> _Required task_:
Exactly and only the lines from the one containing "Convert this chart" through the one containing "width=1, direction='out', pad=3)" belong in your copy. Pictures do not.

> _Working data_:

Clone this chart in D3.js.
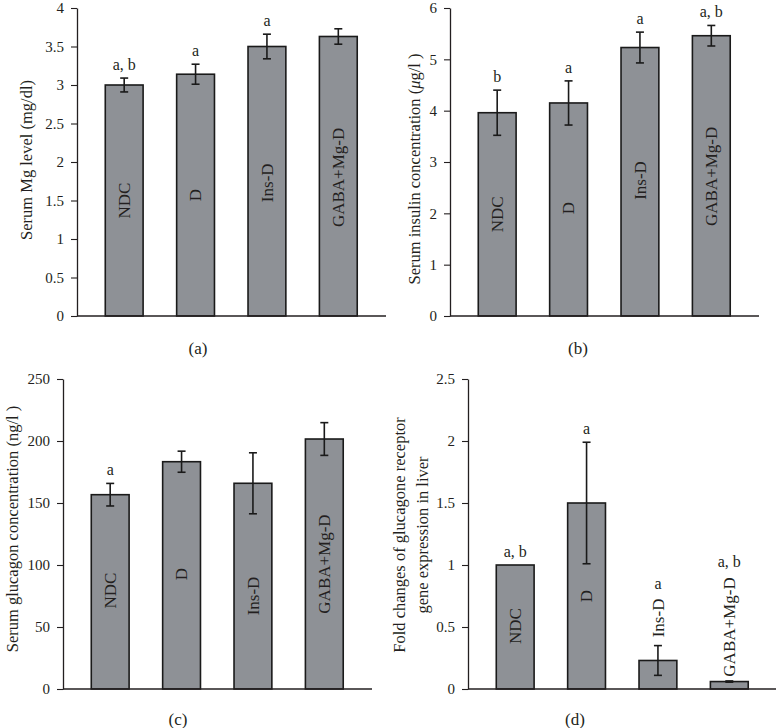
<!DOCTYPE html>
<html>
<head>
<meta charset="utf-8">
<script src="https://cdn.jsdelivr.net/npm/d3@7"></script>
<style>
  body { margin: 0; background: #fff; }
  text { font-family: "Liberation Serif", "Times New Roman", serif; fill: #231f20; }
</style>
</head>
<body>
<div class="graph"></div>
<script>
// groups shown on every panel
const groups = ["NDC", "D", "Ins-D", "GABA+Mg-D"];

// (a) serum Mg
const mgMean = [3.00, 3.14, 3.50, 3.63];
const mgErr = [0.09, 0.13, 0.16, 0.10];
const mgSig = ["a, b", "a", "a", ""];
const mgTicks = [0, 0.5, 1, 1.5, 2, 2.5, 3, 3.5, 4];

// (b) serum insulin
const insulinMean = [3.96, 4.15, 5.23, 5.46];
const insulinErr = [0.44, 0.43, 0.30, 0.20];
const insulinSig = ["b", "a", "a", "a, b"];
const insulinTicks = [0, 1, 2, 3, 4, 5, 6];

// (c) serum glucagon
const glucagonMean = [156.7, 183.3, 165.9, 201.6];
const glucagonErr = [9.1, 8.5, 24.6, 13.2];
const glucagonSig = ["a", "", "", ""];
const glucagonTicks = [0, 50, 100, 150, 200, 250];

// (d) glucagon receptor expression
const foldMean = [1.0, 1.5, 0.23, 0.06];
const foldErr = [0, 0.49, 0.12, 0.005];
const foldSig = ["a, b", "a", "a", "a, b"];
const foldTicks = [0, 0.5, 1, 1.5, 2, 2.5];

let svg = d3.select(".graph").append("svg")
  .attr("width", 776)
  .attr("height", 728);

// layout for each panel (pixels), labelAt = where the group name sits, in data units
let panels = [
  { mean: mgMean, err: mgErr, sig: mgSig, ticks: mgTicks,
    ax: 77, top: 8, bottom: 316, caption: "(a)", capX: 198, capY: 354,
    title: ["Serum Mg level (mg/dl)"], titleX: [27], titleY: 160,
    labelAt: [1.50, 1.57, 1.73, 1.80] },
  { mean: insulinMean, err: insulinErr, sig: insulinSig, ticks: insulinTicks,
    ax: 450, top: 8, bottom: 316, caption: "(b)", capX: 578, capY: 354,
    title: null, titleX: [415], titleY: 169,
    labelAt: [1.98, 2.10, 2.64, 2.72] },
  { mean: glucagonMean, err: glucagonErr, sig: glucagonSig, ticks: glucagonTicks,
    ax: 63, top: 379, bottom: 689, caption: "(c)", capX: 178, capY: 725,
    title: ["Serum glucagon concentration (ng/l )"], titleX: [13], titleY: 529,
    labelAt: [79.4, 92.7, 75, 100.8] },
  { mean: foldMean, err: foldErr, sig: foldSig, ticks: foldTicks,
    ax: 468, top: 379, bottom: 689, caption: "(d)", capX: 575, capY: 725,
    title: ["Fold changes of glucagone receptor", "gene expression in liver"],
    titleX: [400, 423], titleY: 535,
    labelAt: [0.508, 0.75, 0.573, 0.5] }
];

function drawPanel(p) {
  let g = svg.append("g");

  let x = d3.scaleBand()
    .domain(groups)
    .range([p.ax + 11.5, p.ax + 297])
    .paddingInner(0.47)
    .paddingOuter(0.235);

  let y = d3.scaleLinear()
    .domain([0, d3.max(p.ticks)])
    .range([p.bottom, p.top]);

  // y axis
  let yAxis = g.append("g")
    .attr("transform", "translate(" + p.ax + ",0)")
    .call(d3.axisLeft(y).tickValues(p.ticks).tickSize(6).tickSizeOuter(0).tickPadding(7)
      .tickFormat(d => String(d)));
  yAxis.select(".domain").attr("stroke", "#231f20").attr("stroke-width", 1.3);
  yAxis.selectAll(".tick line").attr("stroke", "#231f20").attr("stroke-width", 1.1);
  yAxis.selectAll(".tick text")
    .style("font-family", "Liberation Serif, serif")
    .style("font-size", "15px")
    .attr("fill", "#231f20");

  let data = groups.map((name, i) => ({
    name: name, value: p.mean[i], err: p.err[i], sig: p.sig[i], at: p.labelAt[i]
  }));

  // bars
  g.selectAll(".bar")
    .data(data)
    .join("rect")
    .attr("class", "bar")
    .attr("x", d => x(d.name))
    .attr("y", d => y(d.value))
    .attr("width", x.bandwidth())
    .attr("height", d => y(0) - y(d.value))
    .attr("fill", "#8e9196")
    .attr("stroke", "#1a1a1a")
    .attr("stroke-width", 1.6);

  // x axis line
  g.append("line")
    .attr("x1", p.ax).attr("x2", p.ax + 309)
    .attr("y1", y(0)).attr("y2", y(0))
    .attr("stroke", "#231f20").attr("stroke-width", 1.3);

  // error bars
  let eb = g.selectAll(".err")
    .data(data.filter(d => d.err > 0))
    .join("g")
    .attr("class", "err")
    .attr("stroke", "#1a1a1a")
    .attr("stroke-width", 1.6);
  let cx = d => x(d.name) + x.bandwidth() / 2;
  eb.append("line")
    .attr("x1", cx).attr("x2", cx)
    .attr("y1", d => y(d.value + d.err)).attr("y2", d => y(d.value - d.err));
  eb.append("line")
    .attr("x1", d => cx(d) - 4).attr("x2", d => cx(d) + 4)
    .attr("y1", d => y(d.value + d.err)).attr("y2", d => y(d.value + d.err));
  eb.append("line")
    .attr("x1", d => cx(d) - 4).attr("x2", d => cx(d) + 4)
    .attr("y1", d => y(d.value - d.err)).attr("y2", d => y(d.value - d.err));

  // group names inside the bars
  let names = g.selectAll(".name")
    .data(data)
    .join("text")
    .attr("class", "name")
    .attr("transform", d => "translate(" + cx(d) + "," + y(d.at) + ") rotate(-90)")
    .attr("text-anchor", "middle")
    .attr("dy", "0.33em")
    .style("font-size", "17px")
    .text(d => d.name);

  // significance letters, kept above both the error bar and the group name
  names.each(function(d) {
    let half = this.getComputedTextLength() / 2;
    d.labelTop = y(d.at) - half;
  });
  g.selectAll(".sig")
    .data(data.filter(d => d.sig))
    .join("text")
    .attr("class", "sig")
    .attr("x", cx)
    .attr("y", d => Math.min(y(d.value + d.err) - 8, d.labelTop - 10))
    .attr("text-anchor", "middle")
    .style("font-size", "16px")
    .text(d => d.sig);

  // y title
  if (p.title) {
    p.title.forEach((line, i) => {
      g.append("text")
        .attr("transform", "translate(" + p.titleX[i] + "," + p.titleY + ") rotate(-90)")
        .attr("text-anchor", "middle")
        .attr("dy", "0.33em")
        .style("font-size", "16.5px")
        .text(line);
    });
  } else {
    let t = g.append("text")
      .attr("transform", "translate(" + p.titleX[0] + "," + p.titleY + ") rotate(-90)")
      .attr("text-anchor", "middle")
      .attr("dy", "0.33em")
      .style("font-size", "16.5px");
    t.append("tspan").text("Serum insulin concentration (");
    t.append("tspan").style("font-style", "italic").text("\u03bc");
    t.append("tspan").text("g/l )");
  }

  // panel caption
  g.append("text")
    .attr("x", p.capX)
    .attr("y", p.capY)
    .attr("text-anchor", "middle")
    .style("font-size", "17px")
    .text(p.caption);
}

panels.forEach(drawPanel);
</script>
</body>
</html>
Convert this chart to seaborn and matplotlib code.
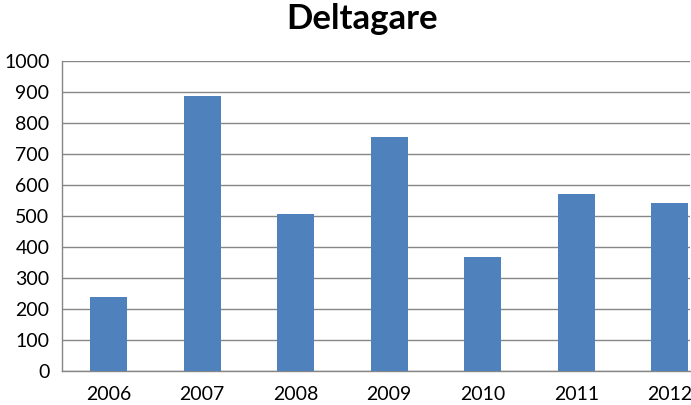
import matplotlib
matplotlib.use('Agg')
import matplotlib.pyplot as plt
import seaborn as sns
import pandas as pd
from matplotlib.ticker import FixedLocator

years = ['2006', '2007', '2008', '2009', '2010', '2011', '2012']
deltagare = [240, 888, 507, 756, 368, 572, 542]
y_ticks = list(range(0, 1001, 100))

df = pd.DataFrame({'year': years, 'deltagare': deltagare})

sns.set_style('white')
plt.rcParams['font.family'] = ['Lato', 'DejaVu Sans']
plt.rcParams['text.color'] = 'black'
plt.rcParams['xtick.labelcolor'] = 'black'
plt.rcParams['ytick.labelcolor'] = 'black'

W, H = 691, 405
fig = plt.figure(figsize=(W / 100, H / 100), dpi=100)
ax = fig.add_axes([62 / W, (H - 371) / H, (690 - 62) / W, (371 - 61.3) / H])

sns.barplot(data=df, x='year', y='deltagare', color='#4F81BD', width=0.4,
            saturation=1, linewidth=0, ax=ax, zorder=3)

grid_c = '#868686'
ax.set_ylim(0, 1000)
ax.set_xlim(-0.5, 6.217)
ax.set_yticks(y_ticks)
ax.set_yticklabels([str(v) for v in y_ticks], fontsize=14)
ax.yaxis.grid(True, color=grid_c, linewidth=1, zorder=0)
ax.set_axisbelow(True)

ax.set_xticks(range(len(years)))
ax.set_xticklabels(years, fontsize=14)
ax.tick_params(axis='x', which='major', length=0, pad=11)
ax.xaxis.set_minor_locator(FixedLocator([i - 0.5 for i in range(len(years) + 1)]))
ax.tick_params(axis='x', which='minor', length=6, color=grid_c, width=1, direction='out')
ax.tick_params(axis='y', length=6, color=grid_c, width=1, direction='out', pad=3)

for s in ['top', 'right']:
    ax.spines[s].set_visible(False)
for s in ['left', 'bottom']:
    ax.spines[s].set_color(grid_c)
    ax.spines[s].set_linewidth(1)

ax.set_xlabel('')
ax.set_ylabel('')

fig.text(362 / W, 1 - 19 / H, 'Deltagare', ha='center', va='center',
         fontsize=25, fontweight='bold', color='black')

fig.savefig('out.png', dpi=100)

> _Output of the exercise_:
Convert this chart to seaborn and matplotlib code.
import matplotlib
matplotlib.use('Agg')
import matplotlib.pyplot as plt
import seaborn as sns
import pandas as pd
from matplotlib.ticker import FixedLocator

years = ['2006', '2007', '2008', '2009', '2010', '2011', '2012']
deltagare = [240, 888, 507, 756, 368, 572, 542]
y_ticks = list(range(0, 1001, 100))

df = pd.DataFrame({'year': years, 'deltagare': deltagare})

sns.set_style('white')
plt.rcParams['font.family'] = ['Lato', 'DejaVu Sans']
plt.rcParams['text.color'] = 'black'
plt.rcParams['xtick.labelcolor'] = 'black'
plt.rcParams['ytick.labelcolor'] = 'black'

W, H = 691, 405
fig = plt.figure(figsize=(W / 100, H / 100), dpi=100)
ax = fig.add_axes([62 / W, (H - 371) / H, (690 - 62) / W, (371 - 61.3) / H])

sns.barplot(data=df, x='year', y='deltagare', color='#4F81BD', width=0.4,
            saturation=1, linewidth=0, ax=ax, zorder=3)

grid_c = '#868686'
ax.set_ylim(0, 1000)
ax.set_xlim(-0.5, 6.217)
ax.set_yticks(y_ticks)
ax.set_yticklabels([str(v) for v in y_ticks], fontsize=14)
ax.yaxis.grid(True, color=grid_c, linewidth=1, zorder=0)
ax.set_axisbelow(True)

ax.set_xticks(range(len(years)))
ax.set_xticklabels(years, fontsize=14)
ax.tick_params(axis='x', which='major', length=0, pad=11)
ax.xaxis.set_minor_locator(FixedLocator([i - 0.5 for i in range(len(years) + 1)]))
ax.tick_params(axis='x', which='minor', length=6, color=grid_c, width=1, direction='out')
ax.tick_params(axis='y', length=6, color=grid_c, width=1, direction='out', pad=3)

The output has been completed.